Dede remarked that the HDP responded to the earthquake in an organized manner from the first hours of the earthquake. He said: “We immediately turned the election coordination units established in all our provincial-district organizations into crisis coordination. I mostly stayed in Adiyaman. When we reached the city, we saw that it was terribly devastated. We realized that there was absolutely no organization and coordination. It was not clear who was doing what. 80 percent of the city was in ruins. In the first days, there was no electricity. After three or four days, only some districts were given electricity. Thousands of people were under the rubble and others who were rescued were waiting outside in the cold weather. Rescue efforts started on some wrecks on the second day, and on some other wrecks on the third-fourth day. But the efforts were very insufficient.”


Dede said that people everywhere were complaining about the state’s non-existence. He continued: “There was literally no one around. But volunteers began to come to Adiyaman from all cities. Aid trucks began to arrive from all parts of the country. In fact, the government was almost non-existent during the first three days. In the meantime, the non-existent government was trying to block volunteers and aid deliveries. Despite all this, solidarity was at its peak. People did everything they could. But unfortunately, people’s capacity was very limited because construction equipment and professional rescue teams were required.  The death toll would have been much less if intervention had been made in an organized manner on time. When we went to the rural areas, we saw that some villages had not been reached by rescue teams for three or four days. People tried to pull their relatives from the rubble by their own means and by volunteers. The survivors were waiting outside in the freezing cold. The government was not present there. There were no tents, no shelter, no heating. There were only aid materials brought by the volunteers. There were the peoples of Turkey and NGOs. There were people coming from Hakkari, Şırnak, Mardin, İzmir, İstanbul, Mersin, Adana and Samsun. State officials appeared much later.”

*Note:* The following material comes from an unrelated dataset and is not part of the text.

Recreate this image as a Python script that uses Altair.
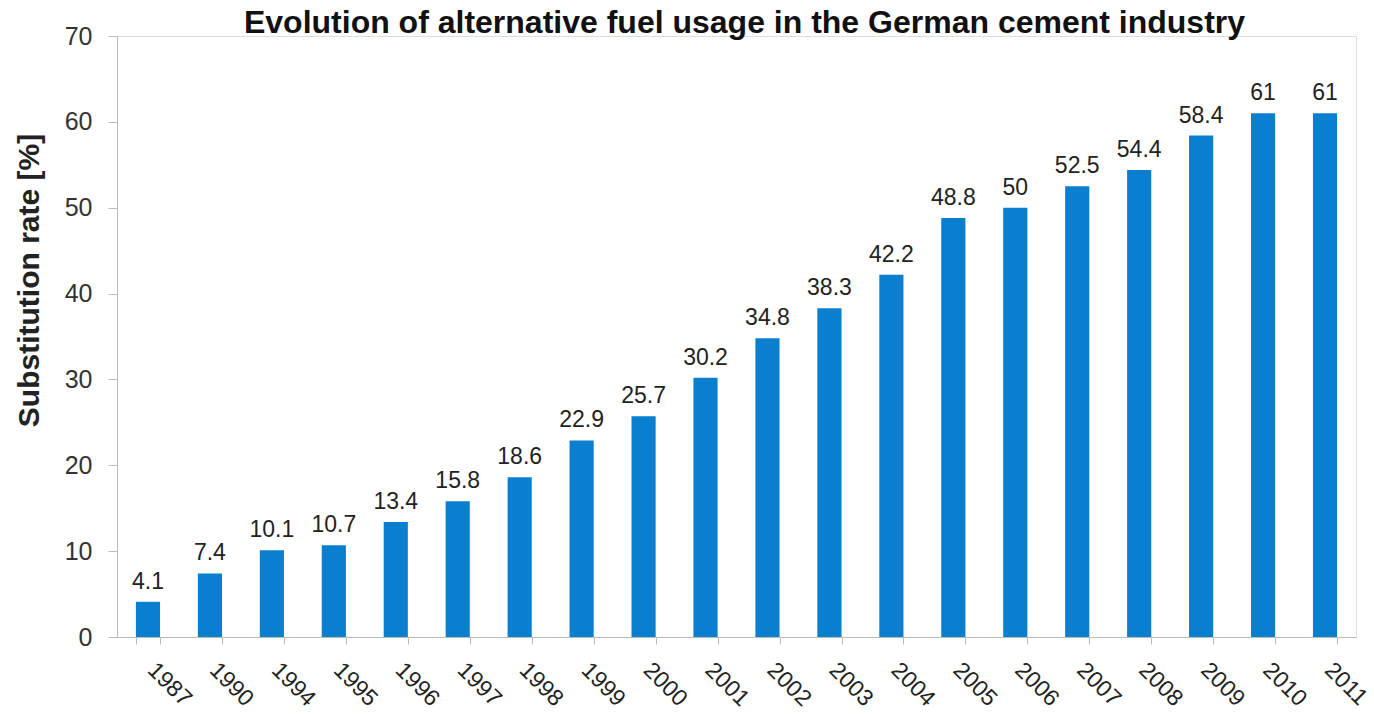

“Thousands of people in the earthquake area told us that they had heard the voices of their relatives trapped under the rubble during the first days, but later, their voices were not heard anymore because there was not early and correct intervention. There are still thousands of people under the rubble. Now, there is a serious need for winter tents, containers, hygiene materials and dry food. Unfortunately, our observation in the field shows that the death toll is much higher than officially acknowledged. Because there was no record, the people buried their relatives immediately. A system based on profit, corruption, war and exploitation collapsed and thousands of our people died under the rubble. The strict centralism of the nation-state blocked even tents and rescue efforts. We have seen once again with great pain that the solution lies in democratic local governments.”